Marco, you sent me an example of how events can be used. The question, I compare the host side against the device side. I use cuda events for the device part as you sent.

In c cuda programs, I use the following code to measure time on host for serial code:

void StartCounter()
{
	LARGE_INTEGER li;
	if (!QueryPerformanceFrequency(&li))
		printf("QueryPerformanceFrequency failed!\n");

	PCFreq = double(li.QuadPart) / 1000.0;

	QueryPerformanceCounter(&li);
	CounterStart = li.QuadPart;
}
double GetCounter()
{
	LARGE_INTEGER li;
	QueryPerformanceCounter(&li);
	return double(li.QuadPart - CounterStart) / PCFreq;
}



StartCounter();
sumMatrixOnHost(h_A, h_B, hostRef, nx, ny);
printf("sumMatrixOnCPU %f ms\n", GetCounter());

Using QueryPerformanceFrequency, Is it available in Java? If not, Are there other ways to estimate serial function time on host using Jcuda? Thanks for great efforts.

One option would be the following:

long startNs = System.nanoTime();
sumMatrixOnHost(...);
long endNs = System.nanoTime();
long durationMs = (endNs - startNs) / 1e6;
System.out.println("That took " + durationMs + " millisecoonds");

But of course, measuring the execution time of a Java program in this way hardly makes sense: The Just-In-Time-Compiler will distort these results. There are some ways to alleveiate that problem. Usually, you should at least perform the task (sumMatrixOnHost here) multiple times, with different input sizes, make sure that the result of the computation is used (to prevent it from being optimized away), and compute the average computation time for multiple runs, and start with -verbose:gc to see whether the garbage collection might distort the results. It’s complicated.

So, how to accurately compare the two times, the code in serial and the same code in parallel.

All books I read related to cuda, given times by the way I sent you.
For Jcuda, how I estimate the time accurately?. I have finished the implementation of the kernels for a set of tokens (part of the ontology) and their serial counterparts. I will apply on whole ontology contains thousands or hundreds of thousands of elements. I need the difference in timing, please.

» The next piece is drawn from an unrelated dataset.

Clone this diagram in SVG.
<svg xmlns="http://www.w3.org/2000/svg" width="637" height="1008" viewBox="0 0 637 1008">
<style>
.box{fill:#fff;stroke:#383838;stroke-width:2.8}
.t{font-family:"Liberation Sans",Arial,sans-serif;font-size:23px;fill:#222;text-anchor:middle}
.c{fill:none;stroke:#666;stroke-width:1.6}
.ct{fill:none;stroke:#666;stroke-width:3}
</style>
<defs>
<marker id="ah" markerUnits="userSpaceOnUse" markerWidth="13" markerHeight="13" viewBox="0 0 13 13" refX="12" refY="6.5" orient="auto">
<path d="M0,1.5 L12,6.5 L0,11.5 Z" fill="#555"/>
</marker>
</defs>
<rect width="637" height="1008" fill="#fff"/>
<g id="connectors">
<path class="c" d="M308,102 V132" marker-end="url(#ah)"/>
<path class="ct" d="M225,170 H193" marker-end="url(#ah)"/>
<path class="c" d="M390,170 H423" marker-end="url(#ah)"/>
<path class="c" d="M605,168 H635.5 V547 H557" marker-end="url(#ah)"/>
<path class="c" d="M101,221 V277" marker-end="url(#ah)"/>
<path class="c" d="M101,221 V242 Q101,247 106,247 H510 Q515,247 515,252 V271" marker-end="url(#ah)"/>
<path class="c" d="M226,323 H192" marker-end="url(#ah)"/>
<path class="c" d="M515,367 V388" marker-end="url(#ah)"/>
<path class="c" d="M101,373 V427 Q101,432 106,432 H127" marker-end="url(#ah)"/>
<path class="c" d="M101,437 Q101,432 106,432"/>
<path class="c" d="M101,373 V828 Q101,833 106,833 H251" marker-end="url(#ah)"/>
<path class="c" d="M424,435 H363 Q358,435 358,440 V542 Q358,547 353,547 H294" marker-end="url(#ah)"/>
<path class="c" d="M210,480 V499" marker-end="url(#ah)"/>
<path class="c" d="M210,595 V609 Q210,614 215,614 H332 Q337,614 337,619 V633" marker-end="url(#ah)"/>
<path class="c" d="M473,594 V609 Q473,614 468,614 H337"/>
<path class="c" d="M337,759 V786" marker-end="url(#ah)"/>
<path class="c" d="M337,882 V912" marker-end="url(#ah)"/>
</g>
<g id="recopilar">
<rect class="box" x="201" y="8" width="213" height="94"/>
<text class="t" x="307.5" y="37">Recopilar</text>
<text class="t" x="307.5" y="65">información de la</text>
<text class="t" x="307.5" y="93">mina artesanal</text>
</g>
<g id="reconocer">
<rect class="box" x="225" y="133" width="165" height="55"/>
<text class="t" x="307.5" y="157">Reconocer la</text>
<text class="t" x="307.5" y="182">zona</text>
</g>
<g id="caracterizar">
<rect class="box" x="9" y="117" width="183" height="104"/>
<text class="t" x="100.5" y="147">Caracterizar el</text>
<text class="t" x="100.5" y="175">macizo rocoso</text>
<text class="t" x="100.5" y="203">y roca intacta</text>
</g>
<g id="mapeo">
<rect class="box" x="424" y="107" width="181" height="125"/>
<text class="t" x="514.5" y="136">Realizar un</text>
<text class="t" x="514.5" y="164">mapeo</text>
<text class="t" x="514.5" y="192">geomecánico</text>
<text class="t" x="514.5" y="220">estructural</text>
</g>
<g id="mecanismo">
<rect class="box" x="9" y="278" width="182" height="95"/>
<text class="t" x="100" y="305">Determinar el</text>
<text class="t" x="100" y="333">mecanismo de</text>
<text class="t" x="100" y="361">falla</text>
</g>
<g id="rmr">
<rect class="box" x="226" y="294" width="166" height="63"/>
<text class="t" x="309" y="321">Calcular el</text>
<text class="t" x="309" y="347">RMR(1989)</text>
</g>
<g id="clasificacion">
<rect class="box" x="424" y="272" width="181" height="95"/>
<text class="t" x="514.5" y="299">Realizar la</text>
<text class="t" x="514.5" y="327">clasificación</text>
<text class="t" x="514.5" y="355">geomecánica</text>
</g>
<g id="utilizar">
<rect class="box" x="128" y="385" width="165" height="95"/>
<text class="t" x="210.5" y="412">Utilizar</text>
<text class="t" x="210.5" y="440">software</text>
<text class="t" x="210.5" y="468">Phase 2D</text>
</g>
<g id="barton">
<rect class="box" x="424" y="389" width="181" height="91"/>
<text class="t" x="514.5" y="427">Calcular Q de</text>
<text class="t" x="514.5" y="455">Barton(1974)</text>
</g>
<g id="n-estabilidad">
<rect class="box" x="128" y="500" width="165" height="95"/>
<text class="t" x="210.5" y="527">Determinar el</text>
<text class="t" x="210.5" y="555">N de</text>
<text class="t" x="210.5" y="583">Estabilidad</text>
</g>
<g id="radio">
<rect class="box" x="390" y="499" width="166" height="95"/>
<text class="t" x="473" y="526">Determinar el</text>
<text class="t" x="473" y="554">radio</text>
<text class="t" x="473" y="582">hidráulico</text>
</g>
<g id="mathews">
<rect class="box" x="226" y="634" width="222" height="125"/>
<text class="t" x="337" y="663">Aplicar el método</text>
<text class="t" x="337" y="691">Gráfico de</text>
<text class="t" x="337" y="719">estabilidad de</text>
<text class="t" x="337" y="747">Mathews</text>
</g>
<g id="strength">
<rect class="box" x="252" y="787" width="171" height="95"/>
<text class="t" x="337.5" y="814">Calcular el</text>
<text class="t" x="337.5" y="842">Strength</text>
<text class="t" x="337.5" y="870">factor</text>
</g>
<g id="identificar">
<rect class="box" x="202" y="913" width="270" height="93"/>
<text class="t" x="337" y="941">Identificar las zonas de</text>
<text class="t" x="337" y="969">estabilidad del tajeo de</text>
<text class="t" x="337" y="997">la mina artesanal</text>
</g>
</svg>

For the CUDA/JCuda part, you can use the events to compute the execution time of the kernel.

For the Host/Java part… I could point you to MicroBenchmarks - MicroBenchmarks - OpenJDK Wiki . You could spend time learning GitHub - openjdk/jmh: https://openjdk.java.net/projects/code-tools/jmh/ , and setting up a proper benchmark. You could read about the JIT and garbage collection. You could analyze your data, and generate different data sets for the comparison. You could do research about that topic, in order to make a performance claim that is profound and useful for others.

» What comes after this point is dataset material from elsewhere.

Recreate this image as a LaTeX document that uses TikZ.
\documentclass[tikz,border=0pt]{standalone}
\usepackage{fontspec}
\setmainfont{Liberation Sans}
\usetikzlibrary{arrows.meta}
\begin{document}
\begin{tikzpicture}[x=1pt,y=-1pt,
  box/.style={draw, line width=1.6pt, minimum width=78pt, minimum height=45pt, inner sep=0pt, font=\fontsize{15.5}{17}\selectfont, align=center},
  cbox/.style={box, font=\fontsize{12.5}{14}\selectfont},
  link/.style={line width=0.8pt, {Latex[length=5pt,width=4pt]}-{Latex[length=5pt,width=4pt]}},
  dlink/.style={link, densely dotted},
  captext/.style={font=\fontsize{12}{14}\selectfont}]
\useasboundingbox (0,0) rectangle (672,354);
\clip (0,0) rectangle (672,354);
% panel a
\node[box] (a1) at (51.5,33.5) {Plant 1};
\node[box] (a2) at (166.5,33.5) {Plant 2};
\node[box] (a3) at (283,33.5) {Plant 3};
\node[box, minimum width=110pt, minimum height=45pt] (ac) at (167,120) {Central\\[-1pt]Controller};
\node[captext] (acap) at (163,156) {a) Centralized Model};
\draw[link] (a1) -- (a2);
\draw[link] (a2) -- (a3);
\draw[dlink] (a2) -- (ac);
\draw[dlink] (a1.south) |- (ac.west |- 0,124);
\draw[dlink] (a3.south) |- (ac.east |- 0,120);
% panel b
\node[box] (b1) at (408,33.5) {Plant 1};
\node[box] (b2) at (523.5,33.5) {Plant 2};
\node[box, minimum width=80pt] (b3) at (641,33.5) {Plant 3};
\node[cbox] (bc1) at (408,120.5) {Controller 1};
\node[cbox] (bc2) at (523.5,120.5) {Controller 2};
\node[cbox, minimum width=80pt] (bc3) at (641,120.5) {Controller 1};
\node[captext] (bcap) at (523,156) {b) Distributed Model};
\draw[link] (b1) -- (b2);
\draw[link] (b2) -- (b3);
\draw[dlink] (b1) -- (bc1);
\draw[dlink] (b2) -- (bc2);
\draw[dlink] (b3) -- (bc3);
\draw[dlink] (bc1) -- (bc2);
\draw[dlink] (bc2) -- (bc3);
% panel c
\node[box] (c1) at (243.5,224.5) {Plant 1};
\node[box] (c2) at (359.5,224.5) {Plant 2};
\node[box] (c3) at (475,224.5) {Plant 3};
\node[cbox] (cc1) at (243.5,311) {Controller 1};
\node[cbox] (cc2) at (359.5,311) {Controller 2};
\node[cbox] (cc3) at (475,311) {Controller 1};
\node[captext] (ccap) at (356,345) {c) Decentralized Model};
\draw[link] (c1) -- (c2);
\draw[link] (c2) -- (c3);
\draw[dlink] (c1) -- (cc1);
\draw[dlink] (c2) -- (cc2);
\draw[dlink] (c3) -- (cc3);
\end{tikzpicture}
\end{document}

Or you could just use the function that I showed you. It’s probably „good enough“.

Marco, When I apply the timer you sent

ong startNs = System.nanoTime();
sumMatrixOnHost(...);
long endNs = System.nanoTime();
long durationMs = (endNs - startNs) / 1e6;
System.out.println("That took " + durationMs + " millisecoonds");

it gives 0, why?

I wrote long durationMs, it should have been double durationMs. Here is a complete example:

public class ExecutionTime
{
    public static void main(String[] args)
    {
        long startNs = System.nanoTime();
        sumMatrixOnHost();
        long endNs = System.nanoTime();
        double durationMs = (endNs - startNs) / 1e6;
        System.out.println("That took " + durationMs + " millisecoonds");
    }

    private static void sumMatrixOnHost()
    {
        for (int i = 0; i < 10; i++)
        {
            System.out.println("CPU goes brrrr...");
        }
    }
}

But note that in order to handle the possible optimization by the JIT, you’ll have to do „something“ with the result of the sumMatrixOnHost function.